CONVENTIONS INTERNATIONALES - Convention de La Haye du 5 octobre 1961 - Protection des mineurs - Divorce - séparation de corps - Droit de visite - Difficultés d'exécution - Conflits de juridictions - Compétence territoriale - Juridictions de l'Etat dont le mineur est ressortissant * DIVORCE - SEPARATION DE CORPS - Garde des enfants - Droit de visite - Difficultés d'exécution - Conflits de juridictions - Compétence territoriale - Juridictions de l'Etat dont le mineur est ressortissant * CASSATION - Moyen - Moyen d'ordre public - Moyen soulevé d'office - Litige échappant à la connaissance de la juridiction française - Mesures tendant à la protection de mineurs français domiciliés à l'étranger (non).

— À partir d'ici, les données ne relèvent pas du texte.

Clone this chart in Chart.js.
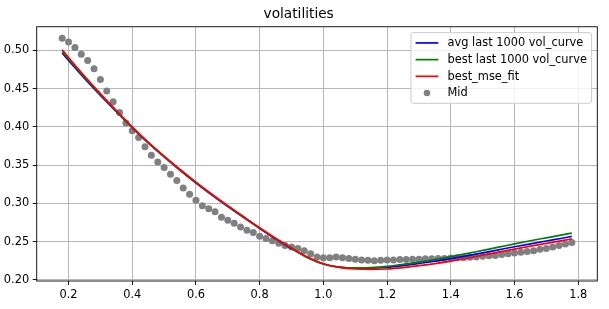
<!DOCTYPE html>
<html>
<head>
<meta charset="utf-8">
<script src="https://cdn.jsdelivr.net/npm/chart.js@4.4.1/dist/chart.umd.min.js"></script>
<style>
  html, body { margin: 0; padding: 0; background: #fff; }
  #wrap { width: 609px; height: 309px; }
</style>
</head>
<body>
<div id="wrap"><canvas id="volChart" width="609" height="309"></canvas></div>
<script>
// volatilities: three fitted vol curves against mid vols

const curveX = [0.18, 0.20, 0.25, 0.30, 0.35, 0.40, 0.45, 0.50, 0.55, 0.60, 0.65, 0.70,
  0.75, 0.80, 0.85, 0.90, 0.95, 1.00, 1.05, 1.10, 1.15, 1.20, 1.25, 1.30,
  1.35, 1.40, 1.45, 1.50, 1.55, 1.60, 1.65, 1.70, 1.75, 1.78];
const avgCurve = [0.4966, 0.4868, 0.4635, 0.4413, 0.4199, 0.3988, 0.3790, 0.3607, 0.3433, 0.3267, 0.3110, 0.2960,
  0.2815, 0.2672, 0.2535, 0.2408, 0.2292, 0.2208, 0.2166, 0.2152, 0.2151, 0.2164, 0.2186, 0.2214,
  0.2244, 0.2277, 0.2314, 0.2353, 0.2393, 0.2433, 0.2471, 0.2508, 0.2544, 0.2568];
const bestCurve = [0.4990, 0.4890, 0.4651, 0.4425, 0.4207, 0.3994, 0.3794, 0.3611, 0.3437, 0.3271, 0.3114, 0.2964,
  0.2819, 0.2676, 0.2539, 0.2412, 0.2294, 0.2208, 0.2168, 0.2157, 0.2160, 0.2177, 0.2203, 0.2233,
  0.2266, 0.2303, 0.2343, 0.2385, 0.2427, 0.2470, 0.2511, 0.2550, 0.2589, 0.2612];
const mseFit = [0.5010, 0.4908, 0.4665, 0.4435, 0.4215, 0.4000, 0.3800, 0.3617, 0.3443, 0.3277, 0.3120, 0.2970,
  0.2825, 0.2682, 0.2545, 0.2418, 0.2298, 0.2210, 0.2163, 0.2142, 0.2136, 0.2142, 0.2160, 0.2185,
  0.2213, 0.2246, 0.2283, 0.2322, 0.2362, 0.2402, 0.2440, 0.2477, 0.2513, 0.2535];

const midX = [0.18, 0.20, 0.22, 0.24, 0.26, 0.28, 0.30, 0.32, 0.34, 0.36,
  0.38, 0.40, 0.42, 0.44, 0.46, 0.48, 0.50, 0.52, 0.54, 0.56,
  0.58, 0.60, 0.62, 0.64, 0.66, 0.68, 0.70, 0.72, 0.74, 0.76,
  0.78, 0.80, 0.82, 0.84, 0.86, 0.88, 0.90, 0.92, 0.94, 0.96,
  0.98, 1.00, 1.02, 1.04, 1.06, 1.08, 1.10, 1.12, 1.14, 1.16,
  1.18, 1.20, 1.22, 1.24, 1.26, 1.28, 1.30, 1.32, 1.34, 1.36,
  1.38, 1.40, 1.42, 1.44, 1.46, 1.48, 1.50, 1.52, 1.54, 1.56,
  1.58, 1.60, 1.62, 1.64, 1.66, 1.68, 1.70, 1.72, 1.74, 1.76, 1.78];
const midVol = [0.516, 0.511, 0.504, 0.495, 0.487, 0.476, 0.462, 0.447, 0.433, 0.419,
  0.405, 0.395, 0.386, 0.374, 0.363, 0.354, 0.347, 0.338, 0.330, 0.320,
  0.312, 0.304, 0.297, 0.293, 0.289, 0.282, 0.278, 0.274, 0.269, 0.265,
  0.262, 0.257, 0.254, 0.251, 0.248, 0.245, 0.243, 0.241, 0.238, 0.234,
  0.230, 0.229, 0.229, 0.230, 0.229, 0.228, 0.227, 0.226, 0.2255, 0.225,
  0.2255, 0.226, 0.226, 0.2265, 0.2265, 0.227, 0.227, 0.2275, 0.2275, 0.228,
  0.228, 0.2285, 0.229, 0.229, 0.2295, 0.230, 0.231, 0.2315, 0.232, 0.233,
  0.234, 0.235, 0.236, 0.237, 0.238, 0.240, 0.241, 0.243, 0.245, 0.247, 0.249];

const xTicks = [0.2, 0.4, 0.6, 0.8, 1.0, 1.2, 1.4, 1.6, 1.8];
const yTicks = [0.20, 0.25, 0.30, 0.35, 0.40, 0.45, 0.50];

const FONT = "DejaVu Sans";
const FS = 11.4;

function pts(xs, ys) { return xs.map((x, i) => ({ x: x, y: ys[i] })); }

function lineSet(label, color, ys, order) {
  return {
    type: "line", label: label, data: pts(curveX, ys),
    borderColor: color, backgroundColor: color, borderWidth: 1.7,
    pointRadius: 0, fill: false, cubicInterpolationMode: "monotone", order: order
  };
}

// black frame round the axes, like matplotlib spines
const framePlugin = {
  id: "frame",
  afterDatasetsDraw(chart) {
    const a = chart.chartArea, ctx = chart.ctx;
    ctx.save();
    ctx.strokeStyle = "#000";
    ctx.lineWidth = 0.9;
    ctx.strokeRect(a.left, a.top, a.right - a.left, a.bottom - a.top);
    ctx.restore();
  }
};

// legend box in the upper right of the plot area
const boxLegend = {
  id: "boxLegend",
  afterDraw(chart) {
    const ctx = chart.ctx, a = chart.chartArea;
    const sets = chart.data.datasets;
    ctx.save();
    ctx.font = FS + "px '" + FONT + "'";
    const tw = Math.max(...sets.map(d => ctx.measureText(d.label).width));
    const pad = 4.6, handle = 22.8, gap = 9.1, row = 16.7;
    const w = pad + handle + gap + tw + pad;
    const h = 10.3 + row * (sets.length - 1) + 10.3;
    const right = a.right - 5.7, top = a.top + 5.9;
    const left = right - w;
    ctx.beginPath();
    ctx.roundRect(left, top, w, h, 2.3);
    ctx.fillStyle = "rgba(255,255,255,0.8)";
    ctx.fill();
    ctx.strokeStyle = "#cccccc";
    ctx.lineWidth = 1;
    ctx.stroke();
    sets.forEach((d, i) => {
      const y = top + 10.3 + i * row;
      const hx = left + pad;
      if (d.type === "line") {
        ctx.beginPath();
        ctx.moveTo(hx, y);
        ctx.lineTo(hx + handle, y);
        ctx.strokeStyle = d.borderColor;
        ctx.lineWidth = d.borderWidth;
        ctx.stroke();
      } else {
        ctx.beginPath();
        ctx.arc(hx + handle / 2, y, 3.3, 0, Math.PI * 2);
        ctx.fillStyle = d.backgroundColor;
        ctx.fill();
      }
      ctx.fillStyle = "#000";
      ctx.textBaseline = "middle";
      ctx.textAlign = "left";
      ctx.fillText(d.label, hx + handle + gap, y + 0.5);
    });
    ctx.restore();
  }
};

Chart.defaults.font.family = FONT;
Chart.defaults.font.size = FS;
Chart.defaults.color = "#000";

new Chart(document.getElementById("volChart"), {
  type: "scatter",
  data: {
    datasets: [
      lineSet("avg last 1000 vol_curve", "#0000ff", avgCurve, 3),
      lineSet("best last 1000 vol_curve", "#008000", bestCurve, 2),
      lineSet("best_mse_fit", "#ff0000", mseFit, 1),
      {
        type: "scatter", label: "Mid", data: pts(midX, midVol),
        backgroundColor: "#808080", borderWidth: 0, pointRadius: 3.5,
        pointHoverRadius: 3.5, order: 4
      }
    ]
  },
  options: {
    responsive: false,
    animation: false,
    devicePixelRatio: 1,
    layout: { padding: { top: 0, right: 11.7, left: 0, bottom: 0 } },
    plugins: {
      legend: { display: false },
      tooltip: { enabled: false },
      title: {
        display: true, text: "volatilities", color: "#000",
        font: { family: FONT, size: 13.7, weight: "normal" },
        padding: { top: 6.5, bottom: 3.8 }
      }
    },
    scales: {
      x: {
        type: "linear", position: "bottom", min: 0.1, max: 1.86,
        afterBuildTicks: s => { s.ticks = xTicks.map(v => ({ value: v })); },
        afterFit: s => { s.height = 28; },
        ticks: { callback: v => v.toFixed(1), padding: 3.5, maxRotation: 0, autoSkip: false },
        grid: { color: "#b0b0b0", lineWidth: 0.9, tickColor: "#000", tickLength: 4, tickWidth: 0.9 },
        border: { display: false }
      },
      y: {
        type: "linear", position: "left", min: 0.1985, max: 0.531,
        afterBuildTicks: s => { s.ticks = yTicks.map(v => ({ value: v })); },
        afterFit: s => { s.width = 36.7; },
        ticks: { callback: v => v.toFixed(2), padding: 3.5, autoSkip: false },
        grid: { color: "#b0b0b0", lineWidth: 0.9, tickColor: "#000", tickLength: 4, tickWidth: 0.9 },
        border: { display: false }
      }
    }
  },
  plugins: [framePlugin, boxLegend]
});
</script>
</body>
</html>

1° Si l'article 92 du nouveau Code de procédure civile permet à la Cour de Cassation de relever d'office l'incompétence lorsque la règle de compétence est d'ordre public, c'est à la condition que le litige relève de la compétence d'une juridiction répressive ou administrative ou échappe à la connaissance de la juridiction française. . Tel n'est pas le cas du litige né de la saisine d'un tribunal français par la mère française, pour statuer sur les difficultés relatives à l'exercice de son droit de visite sur ses enfants, dont le père, allemand et domicilié en Allemagne fédérale, avait obtenu la garde par décision d'une juridiction de son pays qui avait supprimé ensuite le droit de visite de la mère. En effet, l'article 4 de la convention de La Haye du 5 octobre 1961 donne compétence, sous certaines conditions, aux autorités de l'Etat dont le mineur est ressortissant pour prendre des mesures tendant à sa protection, et, en l'espèce, les enfants étaient français comme étant nés d'une mère française et n'avaient pu, en raison de leur âge, répudier cette nationalité. .

2° CONVENTIONS INTERNATIONALES - Convention de La Haye du 5 octobre 1961 - Protection des mineurs - Divorce - séparation de corps - Droit de visite - Difficultés d'exécution - Parents de nationalité différente - Loi applicable - Loi personnelle des mineurs.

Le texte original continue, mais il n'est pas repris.